The 797-store, Minneapolis-based Target chain--a division of Dayton-Hudson Corp.--should have the warning labels within two weeks, according to Target representative Carolyn Brookter. "We don't think we should be censors," Brookter said. "We felt that the way for us not to be censors was to work with the record company and see if they would provide us with warning stickers, and they said OK. Now consumers can make an educated decision as to whether they want to purchase this product."
Target competitors Wal-Mart and Kmart--which, unlike Target, have a policy against carrying albums that have received parental warning stickers--pulled the album from their combined 4,400 stores two weeks ago, after a story on the controversy first appeared in The Times.
Leaders for the National Organization for Women have criticized the single, which they say glorifies violence against women. Janice Rocco, president of the Los Angeles chapter of NOW, met Friday with several representatives of Warner and Maverick, including Warner Bros. Records Vice Chairman David Althschul and Maverick Chief Operating Officer Ronnie June Dashev.
Rocco said the executives "made it very clear that they didn't find this CD offensive."

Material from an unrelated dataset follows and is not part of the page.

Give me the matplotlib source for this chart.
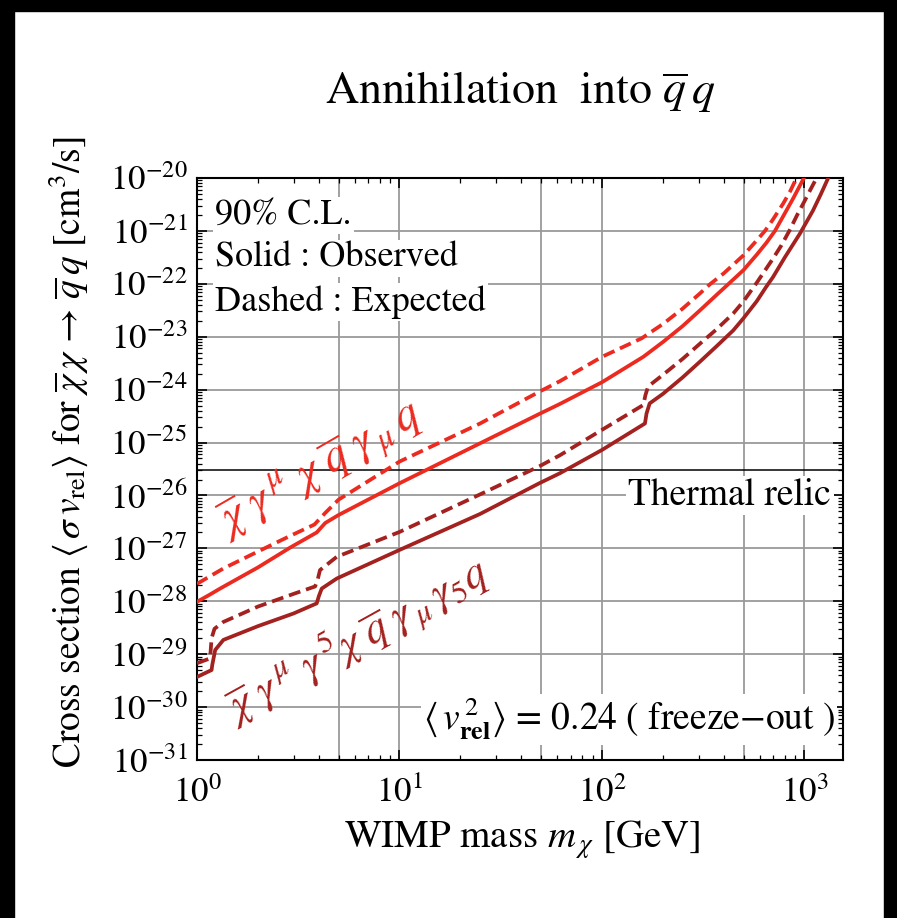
import numpy as np
import matplotlib
matplotlib.use("Agg")
import matplotlib.pyplot as plt
from matplotlib.patches import Rectangle
from matplotlib.ticker import LogLocator, NullFormatter

plt.rcParams['mathtext.fontset'] = 'stix'
plt.rcParams['font.family'] = ['STIXGeneral', 'DejaVu Serif']

# ---------------- data (log10 of <sigma v> in cm^3/s) ----------------
# vector operator, observed (solid)
m_vec_obs = [1.0, 1.15, 1.3, 2.0, 2.9, 3.9, 4.3, 5.0, 10, 22, 49, 62, 100, 160,
             200, 250, 305, 368, 414, 500, 581, 650, 715, 786, 881, 994, 1010]
sv_vec_obs = [-28.01, -27.88, -27.76, -27.36, -26.98, -26.70, -26.52, -26.37, -25.77,
              -25.12, -24.46, -24.27, -23.86, -23.38, -23.10, -22.80, -22.50, -22.21,
              -22.03, -21.74, -21.45, -21.22, -21.00, -20.72, -20.38, -20.0, -19.94]
# vector operator, expected (dashed)
m_vec_exp = [1.0, 1.35, 2.0, 2.9, 3.8, 4.3, 5.0, 10, 25, 49, 62, 100, 157,
             200, 250, 305, 341, 400, 500, 581, 638, 700, 786, 850, 914, 930]
sv_vec_exp = [-27.67, -27.38, -27.06, -26.76, -26.55, -26.33, -26.08, -25.36, -24.64,
              -24.04, -23.84, -23.38, -23.03, -22.76, -22.47, -22.18, -22.01, -21.80,
              -21.46, -21.18, -21.00, -20.78, -20.48, -20.25, -20.0, -19.94]
# axial operator, observed (solid)
m_ax_obs = [1.0, 1.18, 1.19, 1.23, 1.35, 2.0, 3.0, 3.9, 4.0, 4.13, 4.9, 10, 25, 49,
            62, 100, 163, 166, 172, 200, 250, 305, 368, 445, 500, 581, 649, 700,
            800, 950, 1100, 1200, 1310, 1330]
sv_ax_obs = [-29.43, -29.30, -29.20, -28.92, -28.73, -28.47, -28.23, -28.04, -27.90,
             -27.76, -27.57, -27.03, -26.35, -25.77, -25.58, -25.14, -24.64, -24.45,
             -24.26, -24.08, -23.77, -23.47, -23.18, -22.88, -22.65, -22.33, -22.05,
             -21.87, -21.50, -21.05, -20.62, -20.32, -20.0, -19.94]
# axial operator, expected (dashed)
m_ax_exp = [1.0, 1.16, 1.17, 1.18, 1.22, 1.35, 2.0, 3.0, 3.83, 3.95, 4.05, 4.9, 10, 25,
            49, 62, 100, 160, 164, 169, 200, 250, 305, 368, 445, 500, 581, 700, 770,
            847, 920, 1000, 1070, 1148, 1165]
sv_ax_exp = [-29.17, -29.08, -28.90, -28.70, -28.52, -28.39, -28.10, -27.86, -27.72,
             -27.58, -27.41, -27.16, -26.69, -25.98, -25.45, -25.24, -24.76, -24.29,
             -24.10, -23.94, -23.72, -23.42, -23.13, -22.86, -22.56, -22.33, -21.98,
             -21.52, -21.27, -20.98, -20.70, -20.44, -20.22, -20.0, -19.94]

thermal_relic = 3e-26
x_grid = [1, 5, 10, 50, 100, 500, 1000]

red = '#EC2A20'
dark = '#A3211F'

# ---------------- figure ----------------
fig = plt.figure(figsize=(8.97, 9.18), dpi=100)
fig.patch.set_facecolor('white')

# black presentation border
fig.patches.append(Rectangle((0, 0), 14 / 897, 1, transform=fig.transFigure,
                             color='black', zorder=0))
fig.patches.append(Rectangle((884 / 897, 0), 13 / 897, 1, transform=fig.transFigure,
                             color='black', zorder=0))
fig.patches.append(Rectangle((0, 1 - 11 / 918), 1, 11 / 918, transform=fig.transFigure,
                             color='black', zorder=0))

ax = fig.add_axes([197 / 897, 1 - 760 / 918, 646 / 897, 582 / 918])
ax.set_xscale('log')
ax.set_yscale('log')
ax.set_xlim(1, 1550)
ax.set_ylim(1e-31, 1e-20)

# grid
for xv in x_grid:
    ax.axvline(xv, color='#9a9a9a', lw=1.3, zorder=1)
for e in range(-31, -19):
    ax.axhline(10.0 ** e, color='#9a9a9a', lw=1.3, zorder=1)

ax.axhline(thermal_relic, color='black', lw=1.1, zorder=2)

lw = 2.7
ax.plot(m_vec_obs, 10.0 ** np.array(sv_vec_obs), color=red, lw=lw, zorder=4,
        solid_joinstyle='round')
ax.plot(m_vec_exp, 10.0 ** np.array(sv_vec_exp), color=red, lw=lw, zorder=4,
        dashes=(3.2, 1.6), dash_joinstyle='round')
ax.plot(m_ax_obs, 10.0 ** np.array(sv_ax_obs), color=dark, lw=lw, zorder=4,
        solid_joinstyle='round')
ax.plot(m_ax_exp, 10.0 ** np.array(sv_ax_exp), color=dark, lw=lw, zorder=4,
        dashes=(3.2, 1.6), dash_joinstyle='round')

# ticks
ax.tick_params(which='both', direction='in', top=True, right=True, labelsize=25)
ax.tick_params(axis='x', which='both', pad=12)
ax.tick_params(axis='y', which='both', pad=7)
ax.tick_params(which='major', length=7, width=1.2)
ax.tick_params(which='minor', length=3.5, width=0.9)
ax.xaxis.set_major_locator(LogLocator(base=10, numticks=10))
ax.xaxis.set_minor_locator(LogLocator(base=10, subs=np.arange(2, 10), numticks=20))
ax.xaxis.set_minor_formatter(NullFormatter())
ax.yaxis.set_major_locator(LogLocator(base=10, numticks=20))
ax.yaxis.set_minor_locator(LogLocator(base=10, subs=np.arange(2, 10), numticks=40))
ax.yaxis.set_minor_formatter(NullFormatter())
for s in ax.spines.values():
    s.set_linewidth(1.5)

# texts
box = dict(facecolor='white', edgecolor='none', pad=1.5)
fs = 26
ax.text(0.028, 0.936, '90% C.L.', transform=ax.transAxes, fontsize=fs,
        ha='left', va='center', bbox=box, zorder=5)
ax.text(0.028, 0.862, 'Solid : Observed', transform=ax.transAxes, fontsize=fs,
        ha='left', va='center', bbox=box, zorder=5)
ax.text(0.028, 0.787, 'Dashed : Expected', transform=ax.transAxes, fontsize=fs,
        ha='left', va='center', bbox=box, zorder=5)
ax.text(0.982, 0.455, 'Thermal relic', transform=ax.transAxes, fontsize=27,
        ha='right', va='center', bbox=box, zorder=5)
ax.text(0.988, 0.07, r'$\langle\, v_{\mathbf{rel}}^{\,2}\rangle$ = 0.24 ( freeze$-$out )',
        transform=ax.transAxes, fontsize=27, ha='right', va='center',
        bbox=box, zorder=5)

ax.text(0.190, 0.498,
        r'$\overline{\chi}\;\gamma^{\,\mu}\;\chi\;\overline{q}\;\gamma_{\,\mu}\,q$',
        transform=ax.transAxes, fontsize=34, color=red, rotation=30,
        rotation_mode='anchor', ha='center', va='center', zorder=5)
ax.text(0.247, 0.206,
        r'$\overline{\chi}\;\gamma^{\,\mu}\;\gamma^{\,5}\chi\;\overline{q}\;\gamma_{\,\mu}\,\gamma_{5}q$',
        transform=ax.transAxes, fontsize=32, color=dark, rotation=29,
        rotation_mode='anchor', ha='center', va='center', zorder=5)

fig.text(520 / 897, 1 - 92 / 918, r'Annihilation  into $\overline{q}\,q$',
         fontsize=33, ha='center', va='center')
fig.text(522 / 897, 1 - 840 / 918, r'WIMP mass $m_{\,\chi}$ [GeV]',
         fontsize=28, ha='center', va='center')
fig.text(68 / 897, 1 - 452 / 918,
         r'Cross section $\langle\,\sigma\, v_{\rm rel}\rangle$ for $\overline{\chi}\,\chi\,\rightarrow\,\overline{q}\,q$ [cm$^{3}$/s]',
         fontsize=27, ha='center', va='center', rotation=90)

fig.savefig('out.png', dpi=100, facecolor=fig.get_facecolor())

Warner representative Bob Merlis confirmed that Target will receive stickers. He said the decision to supply them was made "at the Maverick level." Maverick is co-owned by Time Warner and by a partnership that includes singer Madonna.
But he said Target is an isolated case and that the company does not plan to sticker the albums for shipment anywhere else.
Rocco vowed NOW will continue to pursue the issue. "It's clear that Time Warner released this album without advisory labels because they intended to market it to children," she said, adding that a coalition of the nation's leading feminist organizations had sent a letter to Time Warner Chairman Gerald Levin, requesting a meeting. The letter's authors, including Gloria Steinem and Feminist Majority leader Eleanor Smeal, are awaiting a response.